Required task –
Identify the lines holding "that" and copy them.

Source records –
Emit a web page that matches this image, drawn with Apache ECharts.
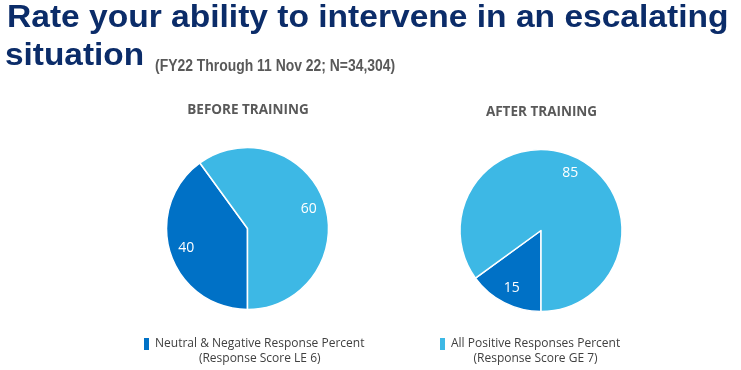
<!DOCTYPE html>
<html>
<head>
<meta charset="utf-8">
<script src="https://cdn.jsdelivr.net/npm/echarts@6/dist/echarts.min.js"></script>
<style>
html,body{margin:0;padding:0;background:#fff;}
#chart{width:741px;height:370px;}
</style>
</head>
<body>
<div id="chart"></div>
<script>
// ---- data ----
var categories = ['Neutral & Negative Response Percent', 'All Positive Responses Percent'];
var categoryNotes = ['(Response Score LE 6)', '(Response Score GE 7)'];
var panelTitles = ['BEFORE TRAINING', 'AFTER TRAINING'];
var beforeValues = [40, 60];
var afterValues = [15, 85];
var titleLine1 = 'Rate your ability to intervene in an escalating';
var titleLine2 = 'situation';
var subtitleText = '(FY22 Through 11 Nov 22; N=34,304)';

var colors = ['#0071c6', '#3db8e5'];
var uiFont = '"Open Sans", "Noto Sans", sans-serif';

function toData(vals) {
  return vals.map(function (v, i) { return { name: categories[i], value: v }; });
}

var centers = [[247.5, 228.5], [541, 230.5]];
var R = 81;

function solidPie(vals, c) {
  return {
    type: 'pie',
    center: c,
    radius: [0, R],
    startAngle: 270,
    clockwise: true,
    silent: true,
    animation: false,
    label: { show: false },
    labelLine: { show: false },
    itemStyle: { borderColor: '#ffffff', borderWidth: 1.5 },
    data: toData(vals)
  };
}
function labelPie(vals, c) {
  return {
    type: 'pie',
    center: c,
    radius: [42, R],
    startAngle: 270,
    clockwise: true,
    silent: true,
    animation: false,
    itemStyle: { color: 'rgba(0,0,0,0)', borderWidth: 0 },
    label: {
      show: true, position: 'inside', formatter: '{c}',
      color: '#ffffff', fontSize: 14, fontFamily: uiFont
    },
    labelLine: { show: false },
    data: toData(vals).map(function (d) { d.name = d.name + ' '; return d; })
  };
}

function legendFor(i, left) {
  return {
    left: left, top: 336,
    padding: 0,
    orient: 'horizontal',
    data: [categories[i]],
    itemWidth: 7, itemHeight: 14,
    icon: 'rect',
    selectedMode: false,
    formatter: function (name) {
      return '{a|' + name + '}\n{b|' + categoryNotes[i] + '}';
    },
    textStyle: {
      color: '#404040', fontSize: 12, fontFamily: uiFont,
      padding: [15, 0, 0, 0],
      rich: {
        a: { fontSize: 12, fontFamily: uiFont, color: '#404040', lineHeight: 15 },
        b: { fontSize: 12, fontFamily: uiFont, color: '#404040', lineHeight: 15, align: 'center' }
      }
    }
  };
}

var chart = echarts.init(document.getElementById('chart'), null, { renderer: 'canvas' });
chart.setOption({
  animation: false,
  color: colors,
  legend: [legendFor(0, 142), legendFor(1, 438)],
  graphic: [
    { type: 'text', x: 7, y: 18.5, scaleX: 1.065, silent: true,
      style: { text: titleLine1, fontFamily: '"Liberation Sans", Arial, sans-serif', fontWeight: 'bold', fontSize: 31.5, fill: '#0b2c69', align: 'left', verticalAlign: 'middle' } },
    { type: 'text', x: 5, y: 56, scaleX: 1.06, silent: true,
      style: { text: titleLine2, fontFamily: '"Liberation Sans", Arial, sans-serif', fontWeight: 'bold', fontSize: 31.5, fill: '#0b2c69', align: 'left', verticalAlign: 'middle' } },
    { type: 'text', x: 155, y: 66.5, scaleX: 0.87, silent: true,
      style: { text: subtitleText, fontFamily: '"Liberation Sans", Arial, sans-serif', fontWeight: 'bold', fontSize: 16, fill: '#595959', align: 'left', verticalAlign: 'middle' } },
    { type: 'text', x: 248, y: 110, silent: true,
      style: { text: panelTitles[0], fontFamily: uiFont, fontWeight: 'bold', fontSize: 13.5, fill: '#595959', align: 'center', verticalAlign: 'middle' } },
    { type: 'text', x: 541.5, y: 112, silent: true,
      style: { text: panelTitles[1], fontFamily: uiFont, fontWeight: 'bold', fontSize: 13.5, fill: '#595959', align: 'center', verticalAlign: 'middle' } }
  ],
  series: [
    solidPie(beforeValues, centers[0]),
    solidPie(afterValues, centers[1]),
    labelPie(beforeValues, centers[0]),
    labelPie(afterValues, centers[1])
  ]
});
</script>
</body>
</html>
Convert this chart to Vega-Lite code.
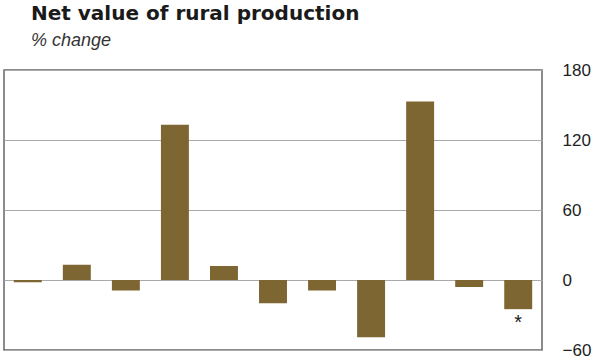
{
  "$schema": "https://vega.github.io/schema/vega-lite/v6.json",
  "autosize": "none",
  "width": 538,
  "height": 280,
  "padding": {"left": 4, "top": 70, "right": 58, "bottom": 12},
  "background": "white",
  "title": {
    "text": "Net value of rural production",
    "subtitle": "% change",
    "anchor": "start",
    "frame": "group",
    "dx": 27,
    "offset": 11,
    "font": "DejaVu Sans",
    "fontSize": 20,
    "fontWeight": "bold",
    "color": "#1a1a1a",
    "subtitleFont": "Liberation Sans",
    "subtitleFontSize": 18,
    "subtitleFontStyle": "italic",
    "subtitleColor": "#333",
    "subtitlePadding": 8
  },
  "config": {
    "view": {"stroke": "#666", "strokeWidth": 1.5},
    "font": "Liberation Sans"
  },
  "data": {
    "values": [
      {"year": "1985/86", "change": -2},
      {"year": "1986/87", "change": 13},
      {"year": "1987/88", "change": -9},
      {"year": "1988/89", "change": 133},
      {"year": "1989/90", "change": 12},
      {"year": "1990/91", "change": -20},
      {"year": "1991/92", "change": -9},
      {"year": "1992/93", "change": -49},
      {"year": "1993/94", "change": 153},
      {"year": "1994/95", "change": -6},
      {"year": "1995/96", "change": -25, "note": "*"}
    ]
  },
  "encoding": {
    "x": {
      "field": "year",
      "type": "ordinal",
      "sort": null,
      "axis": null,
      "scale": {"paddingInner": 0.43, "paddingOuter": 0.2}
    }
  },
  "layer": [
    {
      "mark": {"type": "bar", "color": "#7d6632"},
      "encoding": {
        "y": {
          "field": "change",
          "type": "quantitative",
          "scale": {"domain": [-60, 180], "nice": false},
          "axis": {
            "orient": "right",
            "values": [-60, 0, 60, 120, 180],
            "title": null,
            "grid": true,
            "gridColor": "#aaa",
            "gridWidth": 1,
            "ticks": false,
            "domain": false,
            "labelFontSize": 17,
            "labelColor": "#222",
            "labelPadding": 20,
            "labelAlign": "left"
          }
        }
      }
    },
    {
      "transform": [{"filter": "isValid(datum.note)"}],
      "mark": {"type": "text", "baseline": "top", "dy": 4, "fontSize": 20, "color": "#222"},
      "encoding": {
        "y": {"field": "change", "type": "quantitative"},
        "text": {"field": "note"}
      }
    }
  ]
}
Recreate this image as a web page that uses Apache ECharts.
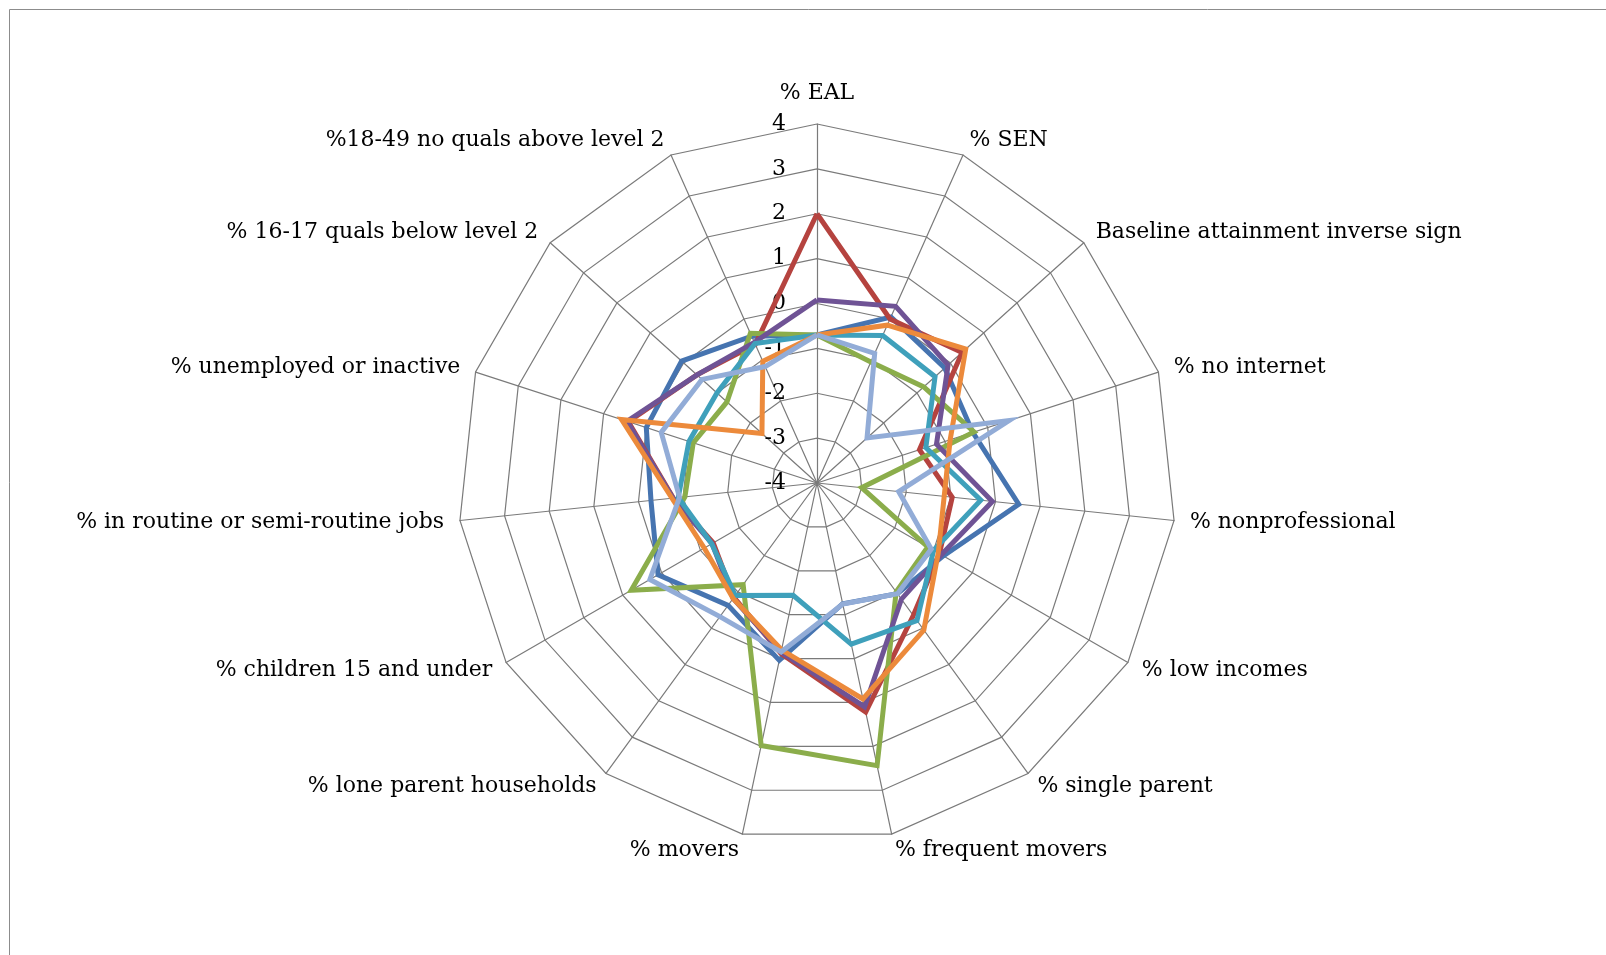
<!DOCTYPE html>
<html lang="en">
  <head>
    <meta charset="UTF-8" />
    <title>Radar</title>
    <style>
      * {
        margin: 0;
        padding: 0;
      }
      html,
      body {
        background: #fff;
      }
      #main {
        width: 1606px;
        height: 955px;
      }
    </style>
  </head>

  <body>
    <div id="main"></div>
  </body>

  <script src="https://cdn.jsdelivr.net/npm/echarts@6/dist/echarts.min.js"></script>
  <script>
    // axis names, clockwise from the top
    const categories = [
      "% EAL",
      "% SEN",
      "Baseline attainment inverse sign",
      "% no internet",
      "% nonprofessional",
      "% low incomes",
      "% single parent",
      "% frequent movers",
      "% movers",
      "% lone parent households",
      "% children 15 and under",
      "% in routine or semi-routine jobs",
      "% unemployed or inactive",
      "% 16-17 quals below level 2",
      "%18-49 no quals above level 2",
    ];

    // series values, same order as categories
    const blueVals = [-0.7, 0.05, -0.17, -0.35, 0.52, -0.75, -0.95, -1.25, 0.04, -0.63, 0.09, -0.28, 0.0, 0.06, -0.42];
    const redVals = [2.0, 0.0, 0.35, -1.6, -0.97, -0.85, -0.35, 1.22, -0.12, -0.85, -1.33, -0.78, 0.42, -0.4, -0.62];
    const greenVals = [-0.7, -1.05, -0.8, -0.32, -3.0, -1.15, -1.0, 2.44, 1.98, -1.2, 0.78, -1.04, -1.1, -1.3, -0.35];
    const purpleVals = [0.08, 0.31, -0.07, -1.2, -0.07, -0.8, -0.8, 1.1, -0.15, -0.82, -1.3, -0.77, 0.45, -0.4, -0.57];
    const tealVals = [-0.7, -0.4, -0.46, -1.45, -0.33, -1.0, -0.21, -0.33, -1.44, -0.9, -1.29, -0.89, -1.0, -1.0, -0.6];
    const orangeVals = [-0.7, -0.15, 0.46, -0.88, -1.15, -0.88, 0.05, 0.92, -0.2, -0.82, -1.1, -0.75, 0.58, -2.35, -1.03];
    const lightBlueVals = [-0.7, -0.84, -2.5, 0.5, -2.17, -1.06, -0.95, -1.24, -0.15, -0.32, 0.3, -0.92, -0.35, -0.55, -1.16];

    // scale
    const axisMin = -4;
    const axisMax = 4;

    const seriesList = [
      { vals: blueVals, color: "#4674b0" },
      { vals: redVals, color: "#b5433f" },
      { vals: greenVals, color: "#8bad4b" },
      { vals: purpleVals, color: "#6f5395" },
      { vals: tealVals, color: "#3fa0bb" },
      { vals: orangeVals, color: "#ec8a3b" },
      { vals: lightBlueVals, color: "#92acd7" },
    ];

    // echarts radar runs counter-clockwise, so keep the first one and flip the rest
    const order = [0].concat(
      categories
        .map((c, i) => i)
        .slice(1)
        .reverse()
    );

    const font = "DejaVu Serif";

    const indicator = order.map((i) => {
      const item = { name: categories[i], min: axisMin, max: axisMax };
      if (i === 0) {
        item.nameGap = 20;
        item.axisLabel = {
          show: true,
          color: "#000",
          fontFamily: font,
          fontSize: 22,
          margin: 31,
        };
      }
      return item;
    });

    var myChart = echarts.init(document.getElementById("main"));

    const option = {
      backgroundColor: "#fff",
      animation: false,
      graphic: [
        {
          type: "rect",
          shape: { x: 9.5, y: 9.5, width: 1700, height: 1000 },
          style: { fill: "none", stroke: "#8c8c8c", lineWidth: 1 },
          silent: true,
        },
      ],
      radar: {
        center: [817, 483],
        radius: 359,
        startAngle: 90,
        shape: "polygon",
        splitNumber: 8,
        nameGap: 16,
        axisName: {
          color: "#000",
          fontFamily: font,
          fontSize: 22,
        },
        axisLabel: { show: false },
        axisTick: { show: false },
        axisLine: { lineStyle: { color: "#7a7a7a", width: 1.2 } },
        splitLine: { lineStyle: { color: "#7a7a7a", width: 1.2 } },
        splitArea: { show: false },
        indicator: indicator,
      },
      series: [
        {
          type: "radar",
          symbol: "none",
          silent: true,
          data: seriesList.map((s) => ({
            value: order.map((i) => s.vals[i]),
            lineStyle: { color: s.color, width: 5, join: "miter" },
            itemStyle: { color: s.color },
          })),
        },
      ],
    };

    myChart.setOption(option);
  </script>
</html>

Output of the exercise –
Emit a web page that matches this image, drawn with Apache ECharts.
Recreate this image as a web page that uses Apache ECharts.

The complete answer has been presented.